La retrospectiva pasa de puntillas por la membresía de Wacker desde 1933 en el Frente Patriótico, el partido de Engelbert Dollfuss, admirador de Mussolini, que impuso una dictadura austrofascista tras la guerra civil de 1934. “Se une al partido, presumiblemente para acallar rumores sobre sus simpatías comunistas y evitar represalias”, se lee en el catálogo razonado. En esa época, dirigió las clases nocturnas de fundamentos del desnudo artístico en la escuela profesional de Bregenz, pero, paradójicamente, por aquello de la moral católica, le prohibieron trabajar con modelos al natural. En privado, contrató modelos y empezó a dibujar innumerables desnudos femeninos sensuales como protesta silenciosa. A Ilse Moebius, su mujer, la conoció cuando trabajaba como modelo desnuda para artistas en Berlín.
En un viaje de dos meses por la Alemania nazi confirmó que “todo el país es un cuartel… es el reino de los descerebrados”. Visitó la exitosa exposición de arte degenerado en Múnich, donde se encontró a varias generaciones de artistas que admiraba ridiculizadas por las autoridades. Entre ellos, el pintor austriaco Oskar Kokoschka. Exigió una protesta oficial de su país, que fue ignorada.

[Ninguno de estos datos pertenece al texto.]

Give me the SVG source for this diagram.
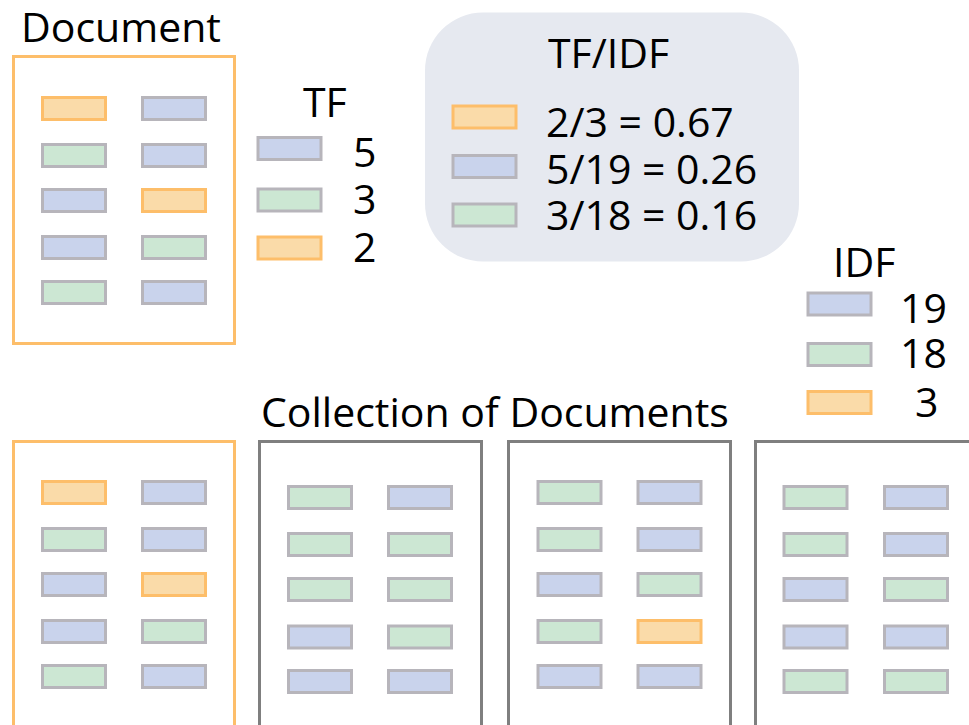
<svg xmlns="http://www.w3.org/2000/svg" width="969" height="725" viewBox="0 0 969 725">
  <style>
    text { font-family: "Open Sans", "Liberation Sans", sans-serif; font-size: 41px; fill: #000; }
    .doc { fill: #FFFFFF; stroke-width: 3; }
    .sel { stroke: #FDBE6A; }
    .other { stroke: #7F7F7F; }
    .t { stroke-width: 3; }
    .o { fill: #FADBA9; stroke: #FDBE6A; }
    .b { fill: #C9D3EC; stroke: #B7B5BB; }
    .g { fill: #CCE7D3; stroke: #B7B5BB; }
    .panel { fill: #E6E9F0; }
  </style>
  <defs>
    <rect id="tk" width="63" height="22"/>
  </defs>

  <rect width="969" height="725" fill="#FFFFFF"/>

  <!-- single document with its term counts -->
  <g id="document">
    <text x="21" y="42">Document</text>
    <rect class="doc sel" x="13.5" y="56.5" width="221" height="287"/>
    <g class="t">
      <use href="#tk" class="o" x="42.5" y="97.5"/>
      <use href="#tk" class="b" x="142.5" y="97.5"/>
      <use href="#tk" class="g" x="42.5" y="144.5"/>
      <use href="#tk" class="b" x="142.5" y="144.5"/>
      <use href="#tk" class="b" x="42.5" y="189.5"/>
      <use href="#tk" class="o" x="142.5" y="189.5"/>
      <use href="#tk" class="b" x="42.5" y="236.5"/>
      <use href="#tk" class="g" x="142.5" y="236.5"/>
      <use href="#tk" class="g" x="42.5" y="281.5"/>
      <use href="#tk" class="b" x="142.5" y="281.5"/>
    </g>
  </g>

  <g id="tf">
    <text x="303" y="117">TF</text>
    <g class="t">
      <use href="#tk" class="b" x="258" y="137.5"/>
      <use href="#tk" class="g" x="258" y="189"/>
      <use href="#tk" class="o" x="258" y="237"/>
    </g>
    <text x="353" y="167">5</text>
    <text x="353" y="214">3</text>
    <text x="353" y="262">2</text>
  </g>

  <!-- weighted result panel -->
  <g id="tfidf">
    <rect class="panel" x="425" y="12.5" width="374" height="249" rx="58" ry="58"/>
    <text x="548" y="68">TF/IDF</text>
    <g class="t">
      <use href="#tk" class="o" x="453" y="106"/>
      <use href="#tk" class="b" x="453" y="155.5"/>
      <use href="#tk" class="g" x="453" y="204"/>
    </g>
    <text x="546" y="137">2/3 = 0.67</text>
    <text x="546" y="183.5">5/19 = 0.26</text>
    <text x="546" y="230">3/18 = 0.16</text>
  </g>

  <g id="idf">
    <text x="833" y="277">IDF</text>
    <g class="t">
      <use href="#tk" class="b" x="808" y="293"/>
      <use href="#tk" class="g" x="808" y="343.5"/>
      <use href="#tk" class="o" x="808" y="391.5"/>
    </g>
    <text x="900" y="323">19</text>
    <text x="900" y="368">18</text>
    <text x="915" y="417">3</text>
  </g>

  <text id="collection-label" x="261" y="427">Collection of Documents</text>

  <!-- the collection: four documents -->
  <g id="doc-1">
    <rect class="doc sel" x="13.5" y="441.5" width="221" height="320"/>
    <g class="t">
      <use href="#tk" class="o" x="42.5" y="481.5"/>
      <use href="#tk" class="b" x="142.5" y="481.5"/>
      <use href="#tk" class="g" x="42.5" y="528.5"/>
      <use href="#tk" class="b" x="142.5" y="528.5"/>
      <use href="#tk" class="b" x="42.5" y="573.5"/>
      <use href="#tk" class="o" x="142.5" y="573.5"/>
      <use href="#tk" class="b" x="42.5" y="620.5"/>
      <use href="#tk" class="g" x="142.5" y="620.5"/>
      <use href="#tk" class="g" x="42.5" y="665.5"/>
      <use href="#tk" class="b" x="142.5" y="665.5"/>
    </g>
  </g>

  <g id="doc-2">
    <rect class="doc other" x="259.5" y="441.5" width="222" height="320"/>
    <g class="t">
      <use href="#tk" class="g" x="288.5" y="486.5"/>
      <use href="#tk" class="b" x="388.5" y="486.5"/>
      <use href="#tk" class="g" x="288.5" y="533.5"/>
      <use href="#tk" class="g" x="388.5" y="533.5"/>
      <use href="#tk" class="g" x="288.5" y="578.5"/>
      <use href="#tk" class="g" x="388.5" y="578.5"/>
      <use href="#tk" class="b" x="288.5" y="626"/>
      <use href="#tk" class="g" x="388.5" y="626"/>
      <use href="#tk" class="b" x="288.5" y="670.5"/>
      <use href="#tk" class="b" x="388.5" y="670.5"/>
    </g>
  </g>

  <g id="doc-3">
    <rect class="doc other" x="508.5" y="441.5" width="222" height="320"/>
    <g class="t">
      <use href="#tk" class="g" x="538" y="481.5"/>
      <use href="#tk" class="b" x="638" y="481.5"/>
      <use href="#tk" class="g" x="538" y="528.5"/>
      <use href="#tk" class="b" x="638" y="528.5"/>
      <use href="#tk" class="b" x="538" y="573.5"/>
      <use href="#tk" class="g" x="638" y="573.5"/>
      <use href="#tk" class="g" x="538" y="620.5"/>
      <use href="#tk" class="o" x="638" y="620.5"/>
      <use href="#tk" class="b" x="538" y="665.5"/>
      <use href="#tk" class="b" x="638" y="665.5"/>
    </g>
  </g>

  <g id="doc-4">
    <rect class="doc other" x="755.5" y="441.5" width="260" height="320"/>
    <g class="t">
      <use href="#tk" class="g" x="784" y="486.5"/>
      <use href="#tk" class="b" x="884.5" y="486.5"/>
      <use href="#tk" class="g" x="784" y="533.5"/>
      <use href="#tk" class="b" x="884.5" y="533.5"/>
      <use href="#tk" class="b" x="784" y="578.5"/>
      <use href="#tk" class="g" x="884.5" y="578.5"/>
      <use href="#tk" class="b" x="784" y="626"/>
      <use href="#tk" class="b" x="884.5" y="626"/>
      <use href="#tk" class="g" x="784" y="670.5"/>
      <use href="#tk" class="g" x="884.5" y="670.5"/>
    </g>
  </g>

  <g id="connectors"/>
</svg>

Tras el Anschluss, la anexión de Austria al Tercer Reich en marzo de 1938, perdió los cargos que ocupaba en las asociaciones de artistas y su trabajo como profesor de arte. La Gestapo no tardó en hostigarle y ordenó su interrogatorio. La policía secreta nazi registró su casa en busca de material que le delatara como comunista. De su paso por Siberia, Wacker mantenía una honda admiración por la cultura rusa, Eisenstein, Tolstoi, Dostoievski, Gógol. El registro le recordó a las redadas que padecían en los barracones de Tomsk. Cuando llegaron los sicarios de Hitler, el pintor se había deshecho de sus recuerdos, salvo los catálogos de artistas de la Revolución rusa que le había regalado un buen colega siberiano. Por esas fechas ya empezaba a fallarle el corazón. El 19 de abril de 1939, con 46 años, murió tras dos ataques cardíacos en su casa familiar de Bregenz.